Just a little different than the pitcher they call "Klubot." Kluber was stoic as ever when announced as the AL winner. He swallowed hard but otherwise didn't react, only showing the hint of a smile moments later when answering questions.

Not that he wasn't thrilled.

"Winning a second one maybe, for me personally, kind of validates the first one," Kluber said.

Scherzer's win moves him into rare company. He's the 10th pitcher with at least three Cy Youngs, and among the other nine, only Kershaw and Roger Clemens aren't in the Hall of Fame.

"That's why I'm drinking a lot of champagne tonight," Scherzer said.

Scherzer earned the NL honor last year with Washington and the 2013 American League prize with Detroit.

"This one is special," he said. "When you start talking about winning three times, I can't even comprehend it at this point."

Scherzer was 16-6 with a career-best 2.51 ERA this year. The 33-year-old righty struck out a league-leading 268 for the NL East champion Nationals, and in an era noted for declining pitcher durability, he eclipsed 200 innings for the fifth straight season. He had to overcome a variety of ailments to get there, and Washington's training staff was high on his thank-you list.

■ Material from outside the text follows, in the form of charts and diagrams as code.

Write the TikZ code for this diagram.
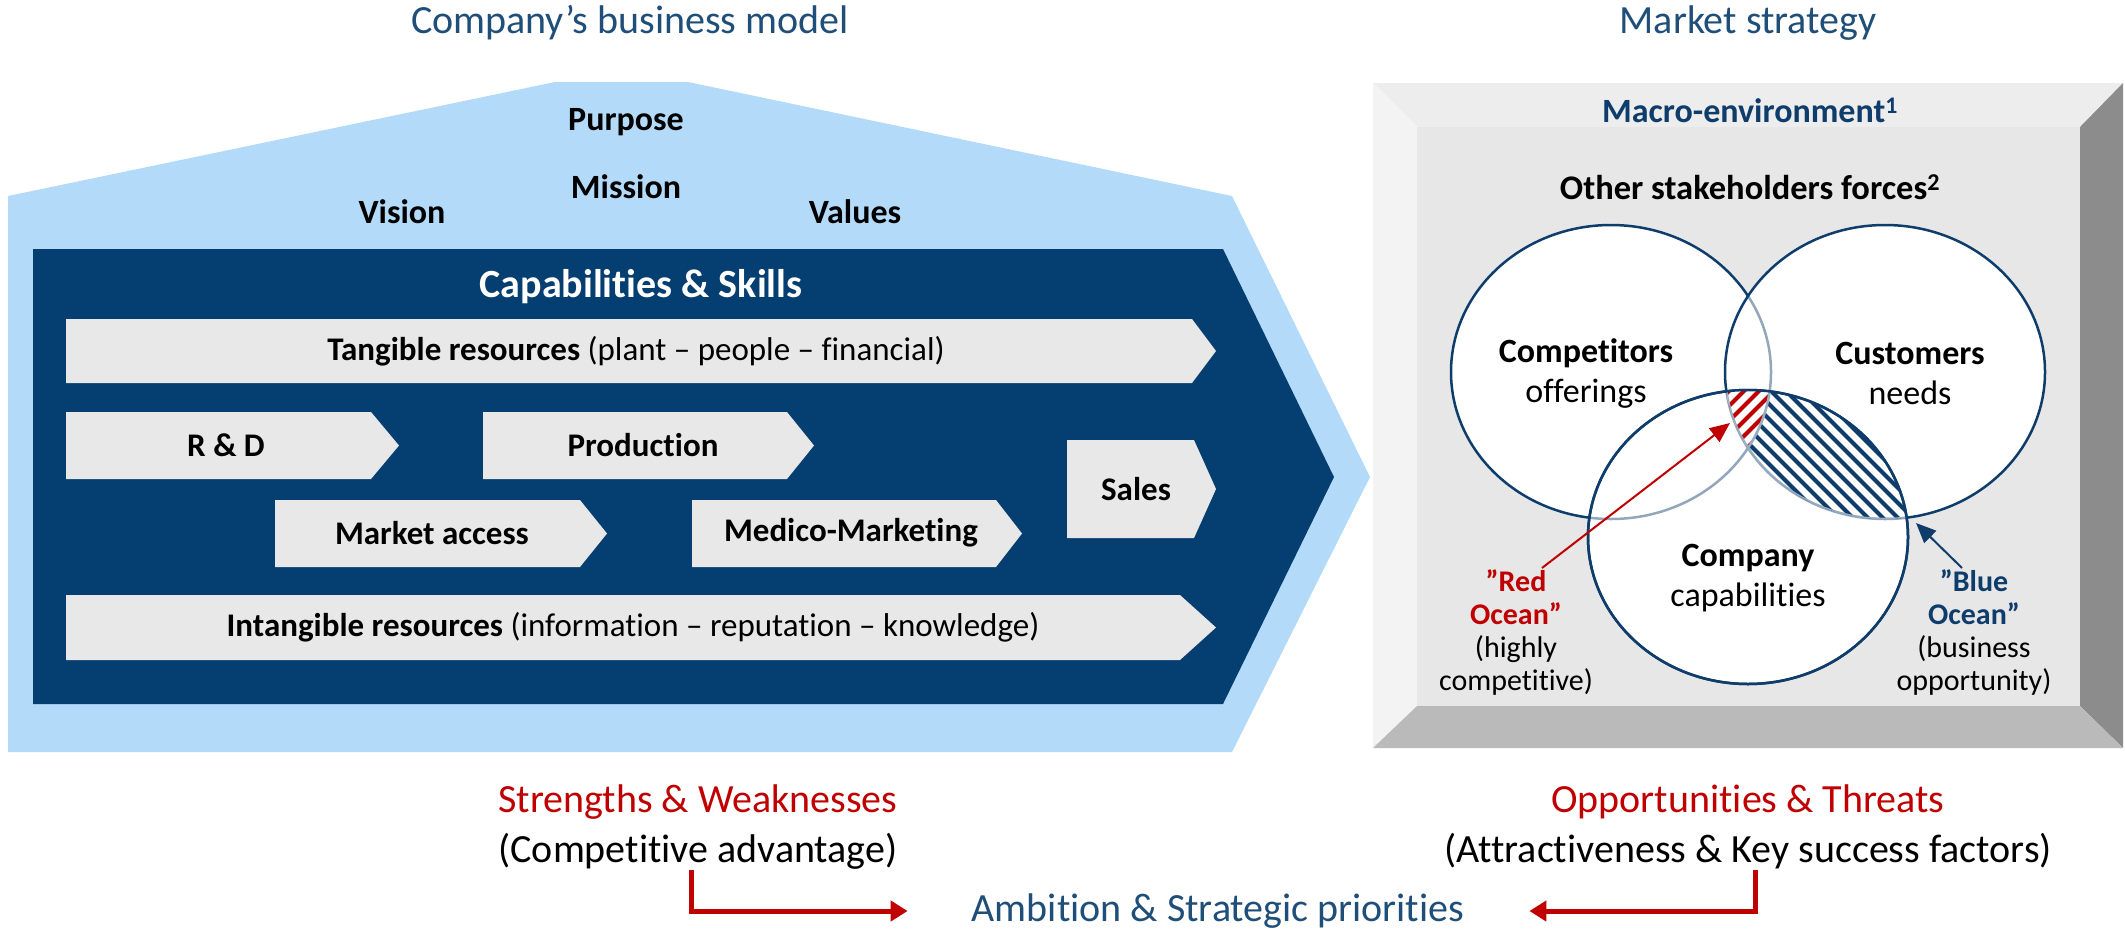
\documentclass[tikz,border=0pt]{standalone}
\usepackage{fontspec}
\setmainfont{Carlito}[Ligatures=NoCommon]
\usetikzlibrary{arrows.meta}
\definecolor{navy}{HTML}{053E70}
\definecolor{sky}{HTML}{B3DBF9}
\definecolor{titleblue}{HTML}{1F4E79}
\definecolor{barfill}{HTML}{E8E8E8}
\definecolor{alert}{HTML}{C00000}
\definecolor{ring}{HTML}{0E3C6B}
\definecolor{ringpale}{HTML}{9AAEC2}
\definecolor{face}{HTML}{E7E7E7}
\definecolor{bevtop}{HTML}{EDEDED}
\definecolor{bevleft}{HTML}{F3F3F3}
\definecolor{bevright}{HTML}{8C8C8C}
\definecolor{bevbottom}{HTML}{BABABA}

\begin{document}
\begin{tikzpicture}[x=1pt,y=-1pt,
    every node/.style={inner sep=1pt},
    title/.style={font=\fontsize{40}{46}\selectfont, text=titleblue},
    roofword/.style={font=\fontsize{34}{40}\selectfont\bfseries},
    bartext/.style={font=\fontsize{33}{40}\selectfont},
    barbold/.style={font=\fontsize{33}{40}\selectfont\bfseries},
    venn/.style={align=center, font=\fontsize{34}{40}\selectfont},
    ocean/.style={align=center, font=\fontsize{30}{33}\selectfont},
    swot/.style={font=\fontsize{40}{46}\selectfont, text=alert},
    note/.style={font=\fontsize{40}{46}\selectfont},
    elbow/.style={alert, line width=5pt, -{Triangle[length=17pt,width=20pt]}},
    pointer/.style={line width=2pt, -{Triangle[length=20pt,width=17pt]}},
    ringline/.style={ring, line width=2.5pt}
  ]
    \useasboundingbox (0,0) rectangle (2125,932);

    % business model house
    \fill[sky] (8,196) -- (555,82) -- (688,82) -- (1232,196) -- (1370,477) -- (1232,752) -- (8,752) -- cycle;
    \fill[navy] (33,249) -- (1223,249) -- (1334,477) -- (1223,704) -- (33,704) -- cycle;
    \foreach \x/\y/\w/\h/\t in {66/319/1126/64/24, 66/412/305/67/28, 483/412/304/67/27,
        275/500/305/67/27, 692/500/304/67/26, 1067/440/127/98/22, 66/595/1114/65/36}
      \fill[barfill] (\x,\y) -- ++(\w,0) -- ++(\t,\h/2) -- ++(-\t,\h/2) -- ++(-\w,0) -- cycle;

    \node[title] (bizmodel) at (630,23) {Company’s business model};
    \node[roofword] (purpose) at (626,122) {Purpose};
    \node[roofword] (mission) at (626,187) {Mission};
    \node[roofword] (vision) at (402,212) {Vision};
    \node[roofword] (values) at (855,212) {Values};
    \node[font=\fontsize{40}{46}\selectfont\bfseries, text=white] (capab) at (641,287) {Capabilities \& Skills};
    \node[bartext] (tangible) at (636,351) {\textbf{Tangible resources} (plant – people – financial)};
    \node[barbold] (rnd) at (226,445) {R \& D};
    \node[barbold] (prod) at (643,445) {Production};
    \node[barbold] (access) at (432,533) {Market access};
    \node[barbold] (medico) at (851,533) {Medico-Marketing};
    \node[barbold] (sales) at (1136,489) {Sales};
    \node[bartext] (intangible) at (633,627) {\textbf{Intangible resources} (information – reputation – knowledge)};

    % market strategy panel
    \fill[face] (1417,127) rectangle (2080,706);
    \fill[bevtop] (1373,83) -- (2123,83) -- (2080,127) -- (1417,127) -- cycle;
    \fill[bevleft] (1373,83) -- (1417,127) -- (1417,706) -- (1373,748) -- cycle;
    \fill[bevright] (2123,83) -- (2123,748) -- (2080,706) -- (2080,127) -- cycle;
    \fill[bevbottom] (1373,748) -- (2123,748) -- (2080,706) -- (1417,706) -- cycle;

    \node[title] (mktstrat) at (1748,23) {Market strategy};
    \node[font=\fontsize{34}{40}\selectfont\bfseries, text=ring] (macro) at (1750,110) {Macro-environment\textsuperscript{1}};
    \node[font=\fontsize{34.5}{40}\selectfont\bfseries] (forces) at (1750,187) {Other stakeholders forces\textsuperscript{2}};

    \foreach \cx/\cy in {1611/372, 1885/372, 1748/537}
      \fill[white] (\cx,\cy) ellipse [x radius=160, y radius=147];
    \foreach \cx/\cy in {1611/372, 1885/372, 1748/537} {
      \fill[white, fill opacity=0.55] (\cx,\cy) ellipse [x radius=160, y radius=147];
      \draw[ringline] (\cx,\cy) ellipse [x radius=160, y radius=147];
    }
    % hatched overlaps
    \begin{scope}
      \clip (1885,372) ellipse [x radius=160, y radius=147];
      \clip (1748,537) ellipse [x radius=160, y radius=147];
      \foreach \a in {1540,1555,...,1920}
        \draw[ring, line width=4pt] (\a,370) -- ++(180,180);
      \begin{scope}
        \clip (1611,372) ellipse [x radius=160, y radius=147];
        \fill[white] (1700,370) rectangle (1800,480);
        \foreach \a in {1540,1555,...,1790}
          \draw[alert, line width=4pt] (\a,550) -- ++(180,-180);
      \end{scope}
      \draw[ringpale, line width=2.5pt] (1611,372) ellipse [x radius=160, y radius=147];
      \draw[ringpale, line width=2.5pt] (1885,372) ellipse [x radius=160, y radius=147];
    \end{scope}
    \draw[ringline] (1748,537) ellipse [x radius=160, y radius=147];

    \node[venn] (competitors) at (1586,373) {\textbf{Competitors}\\offerings};
    \node[venn] (customers) at (1910,373) {\textbf{Customers}\\needs};
    \node[venn] (company) at (1748,578) {\textbf{Company}\\capabilities};
    \node[ocean] (redocean) at (1516,632) {\textcolor{alert}{\textbf{”Red}}\\\textcolor{alert}{\textbf{Ocean”}}\\(highly\\competitive)};
    \node[ocean] (blueocean) at (1974,632) {\textcolor{ring}{\textbf{”Blue}}\\\textcolor{ring}{\textbf{Ocean”}}\\(business\\opportunity)};
    \coordinate (redtip) at (1730,423);
    \coordinate (bluetip) at (1916,523);
    \draw[pointer, alert] ([xshift=26pt]redocean.north) -- (redtip);
    \draw[pointer, ring] ([xshift=-12pt]blueocean.north) -- (bluetip);

    % conclusions
    \node[swot] (sw) at (698,802) {Strengths \& Weaknesses};
    \node[note] (advantage) at (698,851) {(Competitive advantage)};
    \node[swot] (ot) at (1748,802) {Opportunities \& Threats};
    \node[note] (factors) at (1748,851) {(Attractiveness \& Key success factors)};
    \node[title] (ambition) at (1218,911) {Ambition \& Strategic priorities};
    \draw[elbow] ([xshift=-7pt]advantage.south) |- ([xshift=-63pt]ambition.west);
    \draw[elbow] ([xshift=7pt]factors.south) |- ([xshift=64pt]ambition.east);
\end{tikzpicture}
\end{document}
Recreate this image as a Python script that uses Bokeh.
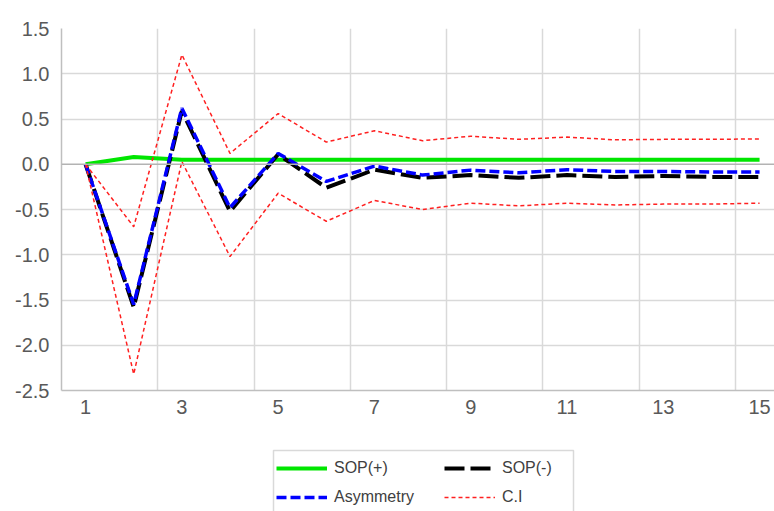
from bokeh.plotting import figure
from bokeh.layouts import column
from bokeh.models import (Range1d, FixedTicker, Span, Legend, LegendItem,
                          CustomJSTickFormatter)
from bokeh.embed import file_html
from bokeh.resources import INLINE

# ---- data ----
periods = list(range(1, 16))
sop_pos = [0, 0.08, 0.05, 0.05, 0.05, 0.05, 0.05, 0.05, 0.05, 0.05, 0.05, 0.05, 0.05, 0.05, 0.05]
sop_neg = [0, -1.58, 0.59, -0.52, 0.11, -0.26, -0.06, -0.15, -0.12, -0.15, -0.12, -0.14, -0.13, -0.14, -0.14]
asymmetry = [0, -1.55, 0.62, -0.48, 0.12, -0.19, -0.02, -0.12, -0.065, -0.095, -0.06, -0.08, -0.08, -0.085, -0.085]
ci_upper = [0, -0.69, 1.21, 0.12, 0.56, 0.245, 0.37, 0.26, 0.31, 0.275, 0.30, 0.27, 0.275, 0.275, 0.28]
ci_lower = [0, -2.32, 0.03, -1.02, -0.32, -0.63, -0.40, -0.50, -0.43, -0.46, -0.43, -0.45, -0.44, -0.44, -0.43]
x_ticks = [1, 3, 5, 7, 9, 11, 13, 15]
y_ticks = [-2.5, -2.0, -1.5, -1.0, -0.5, 0.0, 0.5, 1.0, 1.5]
labels = ["SOP(+)", "SOP(-)", "Asymmetry", "C.I"]

FONT = "Liberation Sans"
GRID = "#d9d9d9"
AXIS = "#bfbfbf"

STYLES = [
    dict(line_color="#00e600", line_width=4),
    dict(line_color="black", line_width=4, line_dash="20 6"),
    dict(line_color="#0000ff", line_width=3.5, line_dash="10 4"),
    dict(line_color="#ff2020", line_width=1.5, line_dash="4 3"),
]

p = figure(width=774, height=430, output_backend="svg", toolbar_location=None,
           x_range=Range1d(0.5, 15.31), y_range=Range1d(-2.5, 1.5),
           min_border_left=61, min_border_right=0, min_border_top=28,
           min_border_bottom=40)
p.outline_line_color = None

# grids
p.xgrid.ticker = FixedTicker(ticks=[2.5, 4.5, 6.5, 8.5, 10.5, 12.5, 14.5])
p.ygrid.ticker = FixedTicker(ticks=[t for t in y_ticks if t not in (-2.5, 0.0, 1.5)])
for g in (p.xgrid, p.ygrid):
    g.grid_line_color = GRID
    g.grid_line_width = 1.5

p.add_layout(Span(location=0, dimension="width", line_color="#b3b3b3", line_width=1.5))

# axes
p.xaxis.ticker = FixedTicker(ticks=x_ticks)
p.yaxis.ticker = FixedTicker(ticks=y_ticks)
p.yaxis.formatter = CustomJSTickFormatter(code="return tick.toFixed(1);")
for ax in (p.xaxis, p.yaxis):
    ax.axis_line_color = AXIS
    ax.axis_line_width = 1.5
    ax.major_tick_line_color = None
    ax.minor_tick_line_color = None
    ax.major_label_text_font = FONT
    ax.major_label_text_font_size = "20px"
    ax.major_label_text_color = "#595959"
p.xaxis.major_label_standoff = 3
p.yaxis.major_label_standoff = 6

# series
p.line(periods, sop_pos, **STYLES[0])
p.line(periods, sop_neg, **STYLES[1])
p.line(periods, asymmetry, **STYLES[2])
p.line(periods, ci_upper, **STYLES[3])
p.line(periods, ci_lower, **STYLES[3])

# ---- legend strip below the chart (ranges in page pixels) ----
lf = figure(width=774, height=81, output_backend="svg", toolbar_location=None,
            x_range=Range1d(61, 774), y_range=Range1d(511, 430),
            x_axis_location=None, y_axis_location=None,
            min_border_left=61, min_border_right=0,
            min_border_top=0, min_border_bottom=0)
lf.outline_line_color = None
lf.grid.visible = False

# legend frame box
lf.quad(left=[273], right=[573], top=[450], bottom=[516],
        fill_color="white", line_color=GRID, line_width=1.5)

# off-screen stand-ins that carry each series' line style into the legend
dummies = [lf.line([0, 1], [0, 0], **s) for s in STYLES]

common = dict(orientation="vertical", glyph_width=51, glyph_height=20,
              label_height=20, label_standoff=7, spacing=9, padding=6,
              label_text_font=FONT, label_text_font_size="16px",
              label_text_color="#404040", border_line_color=None,
              background_fill_alpha=0)
leg_a = Legend(items=[LegendItem(label=labels[0], renderers=[dummies[0]]),
                      LegendItem(label=labels[2], renderers=[dummies[2]])],
               location=(215, 4), **common)
leg_b = Legend(items=[LegendItem(label=labels[1], renderers=[dummies[1]]),
                      LegendItem(label=labels[3], renderers=[dummies[3]])],
               location=(383, 4), **common)
lf.add_layout(leg_a, "center")
lf.add_layout(leg_b, "center")

layout = column(p, lf, spacing=0)
open("out.html", "w").write(file_html(layout, INLINE))
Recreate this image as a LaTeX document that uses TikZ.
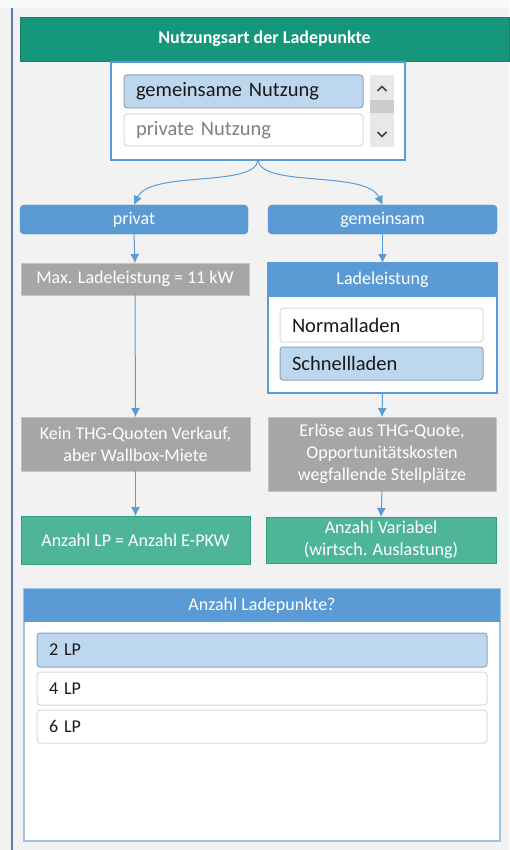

"Everybody had a role in keeping me out on the field," he said. "I'm very thankful for all their hard work."

Kershaw has won three NL Cy Youngs and was the last pitcher to win back-to-back. He was 18-4 with a league-best 2.31 ERA and 202 strikeouts. This is his second runner-up finish. Stephen Strasburg of the Nationals finished third.

Kluber missed a month of the season with back pain and still easily won the AL award over Sale and third-place finisher Luis Severino of the New York Yankees. Kluber led the majors with a 2.25 ERA, and his 18 wins tied for the most in baseball. He added to the Cy Young he won with the Indians in 2014 and is the 19th pitcher to win multiple times.

The 31-year-old Kluber was especially dominant down the stretch, closing out the season by going 11-1 to help Cleveland win the AL Central. He and Minnesota's Ervin Santana tied for the major league lead with five complete games - nobody else had more than two. Kluber also led the majors with 8.0 wins above replacement, per baseball-reference.com.

Kluber and Scherzer both had rough outings in the playoffs. Kluber gave up nine runs over two starts in an AL Division Series against the Yankees, and Scherzer blew a save in the decisive Game 5 of an NL Division Series against the Cubs.

Scherzer said he couldn't even watch the League Championship Series, although he did tune in for the World Series.

"That will eat at me this whole offseason," he said.

Voting for the awards was completed before the postseason began.

The final BBWAA honors will come Thursday when the MVP awards are announced in the AL and NL.